After a couple of days in Bangkok, you take a one-hour flight to Trat. The first stop is the fishing village of Ban Nam Chiao, which embodies a sort of confluence of Thai, Chinese and Muslim cultures — or as promotional literature puts it – the “harmony of heritage variety.”

You learn to make a local delicate specialty, tostada-like rice crackers, said to have roots in the Muslim community. On the other hand, lunch includes a variety of seafood dishes displaying Thailand’s well-earned reputation for spice (proving tear-inducingly hot for even the local Thai guides).

You can cruise on speedboats among the province’s islands to spend some lounge time on its beaches. Considerably less “touristy” by westerners than those in Phuket, but not under the radar either.

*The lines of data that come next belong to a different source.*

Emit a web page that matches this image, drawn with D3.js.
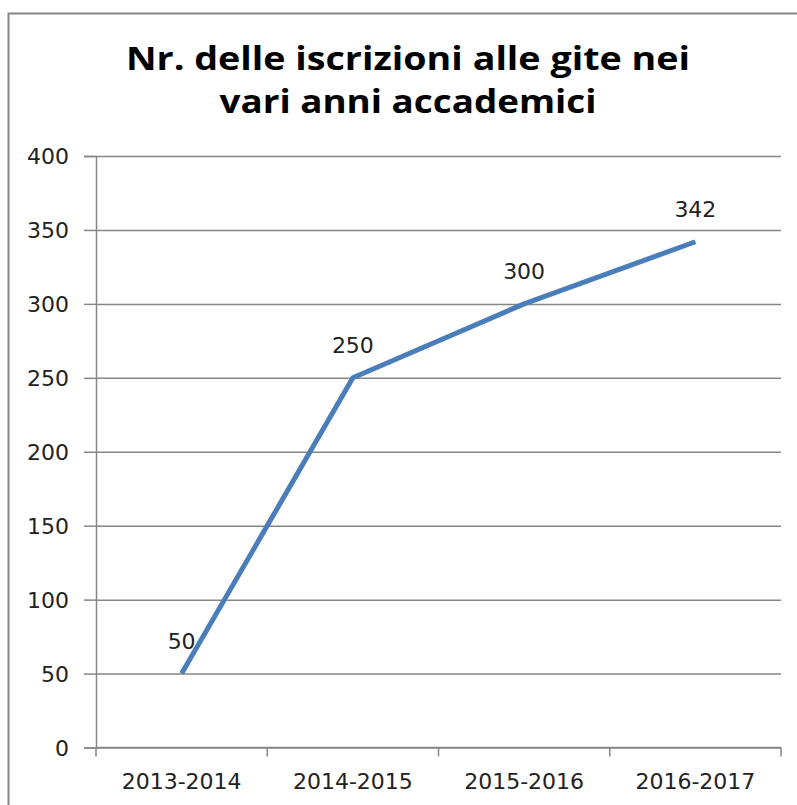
<!DOCTYPE html>
<html>
<head>
<meta charset="utf-8">
<script src="https://cdn.jsdelivr.net/npm/d3@7"></script>
<style>
  body { margin: 0; background: #fff; }
  svg { display: block; }
  .axis text { font-family: "DejaVu Sans", Verdana, sans-serif; font-size: 22px; fill: #222; }
  .axis .domain, .axis line { stroke: #868686; stroke-width: 1.5; }
</style>
</head>
<body>
<svg id="chart" width="797" height="805"></svg>
<script>
// data
let years = ["2013-2014", "2014-2015", "2015-2016", "2016-2017"];
let iscrizioni = [50, 250, 300, 342];
let yTicks = [0, 50, 100, 150, 200, 250, 300, 350, 400];
let titleLines = ["Nr. delle iscrizioni alle gite nei", "vari anni accademici"];
let titleWidths = [564, 377];

let svg = d3.select("#chart");

// outer chart border (right/bottom edges fall outside the window, like the original)
svg.append("rect")
    .attr("x", 8.5).attr("y", 13.5)
    .attr("width", 800).attr("height", 820)
    .attr("fill", "none")
    .attr("stroke", "#868686")
    .attr("stroke-width", 2);

// plot area
let plotLeft = 96, plotRight = 781, plotTop = 156, plotBottom = 747.5;

let x = d3.scaleBand().domain(years).range([plotLeft, plotRight]).padding(0);
let y = d3.scaleLinear().domain([0, 400]).range([plotBottom, plotTop]);

// title, two lines stretched to the width they have in the original
svg.selectAll(".title")
    .data(titleLines)
    .join("text")
    .attr("class", "title")
    .attr("x", 408)
    .attr("y", (d, i) => 69.5 + i * 43)
    .attr("text-anchor", "middle")
    .attr("textLength", (d, i) => titleWidths[i])
    .attr("lengthAdjust", "spacingAndGlyphs")
    .style("font-family", "'Open Sans', Lato, sans-serif")
    .style("font-weight", "bold")
    .style("font-size", "33px")
    .style("fill", "#000")
    .text(d => d);

// y axis with gridlines
let yAxis = svg.append("g")
    .attr("class", "axis")
    .attr("transform", `translate(${plotLeft},0)`)
    .call(d3.axisLeft(y).tickValues(yTicks).tickSize(12).tickPadding(15));
yAxis.selectAll(".tick line").clone()
    .attr("x1", 0)
    .attr("x2", plotRight - plotLeft);
yAxis.selectAll(".tick text").attr("dy", "0.36em");

// x axis, ticks on the band edges
let xAxis = svg.append("g")
    .attr("class", "axis")
    .attr("transform", `translate(0,${plotBottom})`)
    .call(d3.axisBottom(x).tickSize(0).tickPadding(26));
xAxis.selectAll(".tick text").attr("dy", "0.71em");
xAxis.select(".domain").remove();
xAxis.append("line")
    .attr("x1", plotLeft).attr("x2", plotRight)
    .attr("stroke", "#868686").attr("stroke-width", 1.5);
xAxis.selectAll(".edge")
    .data(years.map(d => x(d)).concat([plotRight]))
    .join("line")
    .attr("class", "edge")
    .attr("x1", d => d).attr("x2", d => d)
    .attr("y1", 0).attr("y2", 9)
    .attr("stroke", "#868686").attr("stroke-width", 1.5);

// the line
let pts = years.map((d, i) => [x(d) + x.bandwidth() / 2, y(iscrizioni[i])]);
svg.append("path")
    .attr("d", d3.line()(pts))
    .attr("fill", "none")
    .attr("stroke", "#4a7ebb")
    .attr("stroke-width", 5)
    .attr("stroke-linejoin", "round");

// data labels above the points
svg.selectAll(".lbl")
    .data(iscrizioni)
    .join("text")
    .attr("class", "lbl")
    .attr("x", (d, i) => pts[i][0])
    .attr("y", (d, i) => pts[i][1] - 25)
    .attr("text-anchor", "middle")
    .style("font-family", "'DejaVu Sans', Verdana, sans-serif")
    .style("font-size", "22px")
    .style("fill", "#222")
    .text(d => d);
</script>
</body>
</html>
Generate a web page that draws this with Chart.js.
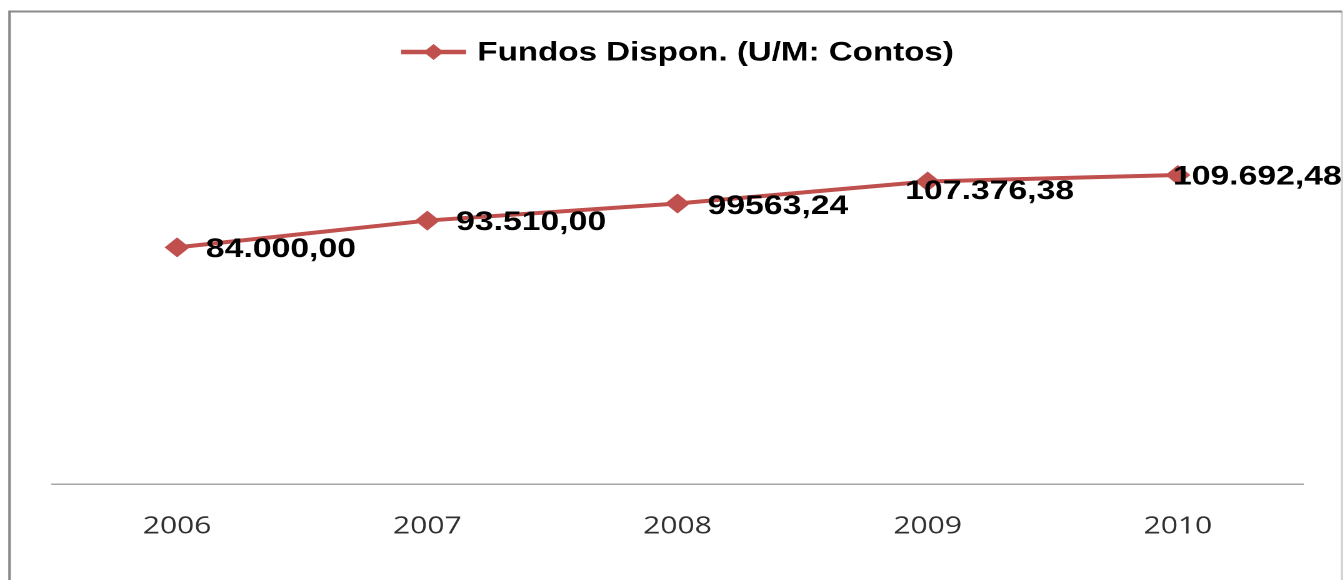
<!DOCTYPE html>
<html>
<head>
<meta charset="utf-8">
<title>Fundos Dispon.</title>
<script src="https://cdn.jsdelivr.net/npm/chart.js@4/dist/chart.umd.min.js"></script>
<style>
  html, body { margin: 0; padding: 0; background: #fff; overflow: hidden; }
  /* the source picture is stretched sideways, so the whole chart is too */
  #wrap { width: 1075px; height: 580px; transform: scaleX(1.25); transform-origin: 0 0; }
</style>
</head>
<body>
<div id="wrap"><canvas id="fundosChart"></canvas></div>
<script>
const years = ["2006", "2007", "2008", "2009", "2010"];
const fundos = [84000, 93510, 99563.24, 107376.38, 109692.48];
const valueLabels = ["84.000,00", "93.510,00", "99563,24", "107.376,38", "109.692,48"];
const seriesName = "Fundos Dispon. (U/M: Contos)";

const RED = "#C0504D";
// where each value label sits relative to its point
const labelOffsets = [[23, 1], [23, 1], [24, 2], [-18, 9], [-4, 1]];

const frame = {
  id: "frame",
  beforeDraw(chart) {
    const { ctx } = chart;
    ctx.save();
    ctx.fillStyle = "#fff";
    ctx.fillRect(0, 0, chart.width, chart.height);
    ctx.lineWidth = 2;
    ctx.strokeStyle = "#d4d4d4";
    ctx.beginPath();
    ctx.moveTo(1073.6, 11.5);
    ctx.lineTo(1073.6, chart.height + 5);
    ctx.stroke();
    ctx.strokeStyle = "#8a8a8a";
    ctx.beginPath();
    ctx.moveTo(7.6, chart.height + 5);
    ctx.lineTo(7.6, 11.5);
    ctx.lineTo(1073.6, 11.5);
    ctx.stroke();
    ctx.restore();
  },
};

const legendLine = {
  id: "legendLine",
  afterDraw(chart) {
    const { ctx, chartArea } = chart;
    ctx.save();
    ctx.font = 'bold 26.5px "Liberation Sans", Arial, sans-serif';
    const lineW = 52, gap = 9;
    const w = lineW + gap + ctx.measureText(seriesName).width;
    const x0 = (chartArea.left + chartArea.right) / 2 - w / 2;
    const y = 52;
    ctx.strokeStyle = RED;
    ctx.lineWidth = 4.5;
    ctx.beginPath();
    ctx.moveTo(x0, y);
    ctx.lineTo(x0 + lineW, y);
    ctx.stroke();
    const cx = x0 + lineW / 2, r = 8;
    ctx.fillStyle = RED;
    ctx.beginPath();
    ctx.moveTo(cx, y - r);
    ctx.lineTo(cx + r, y);
    ctx.lineTo(cx, y + r);
    ctx.lineTo(cx - r, y);
    ctx.closePath();
    ctx.fill();
    ctx.fillStyle = "#000";
    ctx.textAlign = "left";
    ctx.textBaseline = "middle";
    ctx.fillText(seriesName, x0 + lineW + gap, y + 1);
    ctx.restore();
  },
};

const valueTags = {
  id: "valueTags",
  afterDatasetsDraw(chart) {
    const { ctx } = chart;
    const meta = chart.getDatasetMeta(0);
    ctx.save();
    ctx.font = 'bold 27px "Liberation Sans", Arial, sans-serif';
    ctx.fillStyle = "#000";
    ctx.textAlign = "left";
    ctx.textBaseline = "middle";
    meta.data.forEach((pt, i) => {
      const [dx, dy] = labelOffsets[i];
      ctx.fillText(valueLabels[i], pt.x + dx, pt.y + dy + 1);
    });
    ctx.restore();
  },
};

new Chart(document.getElementById("fundosChart"), {
  type: "line",
  data: {
    labels: years,
    datasets: [
      {
        label: seriesName,
        data: fundos,
        borderColor: RED,
        backgroundColor: RED,
        borderWidth: 4,
        pointStyle: "rectRot",
        pointRadius: 10,
        pointBorderWidth: 0,
        pointBackgroundColor: RED,
        tension: 0,
      },
    ],
  },
  options: {
    responsive: true,
    maintainAspectRatio: false,
    animation: false,
    devicePixelRatio: 2,
    layout: { padding: { left: 41.6, right: 32.6, top: 89.5, bottom: 11 } },
    plugins: { legend: { display: false }, tooltip: { enabled: false } },
    scales: {
      x: {
        offset: true,
        grid: { display: false, drawTicks: false },
        border: { display: true, color: "#a6a6a6", width: 1.5 },
        ticks: {
          color: "#303030",
          padding: 28,
          font: { family: '"Open Sans", sans-serif', size: 24 },
        },
      },
      y: { display: false, min: 0, max: 140000 },
    },
  },
  plugins: [frame, legendLine, valueTags],
});
</script>
</body>
</html>
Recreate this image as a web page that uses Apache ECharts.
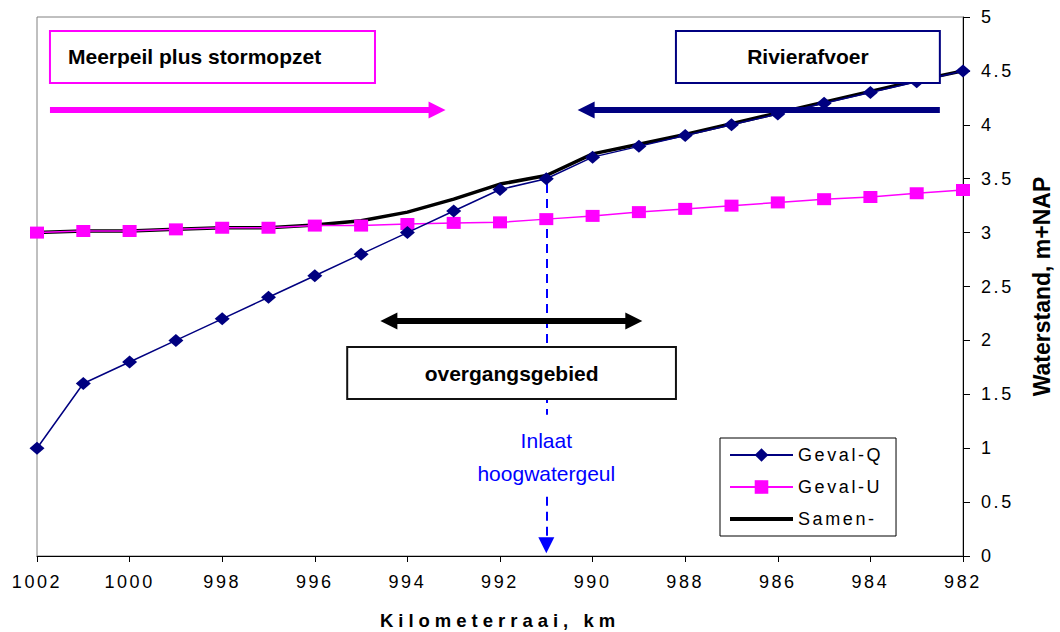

Sunburned groups throng the main walkway on Koh Chang keeping the massage parlors, souvenir shops and bars full, while the myriad boats shuttling among the various Trat islands keep the designated snorkeling sites full.

On the fishing village of Ban Salak Kok on the island of Koh Chang, you can view the locals prepare planters (made of plastic pipes, wire, and concrete) that replenish the area’s coral, damaged in decades past but on the rebound thanks to such restoration efforts.

It seems that Thailand does have a lot of lessons left for us to learn.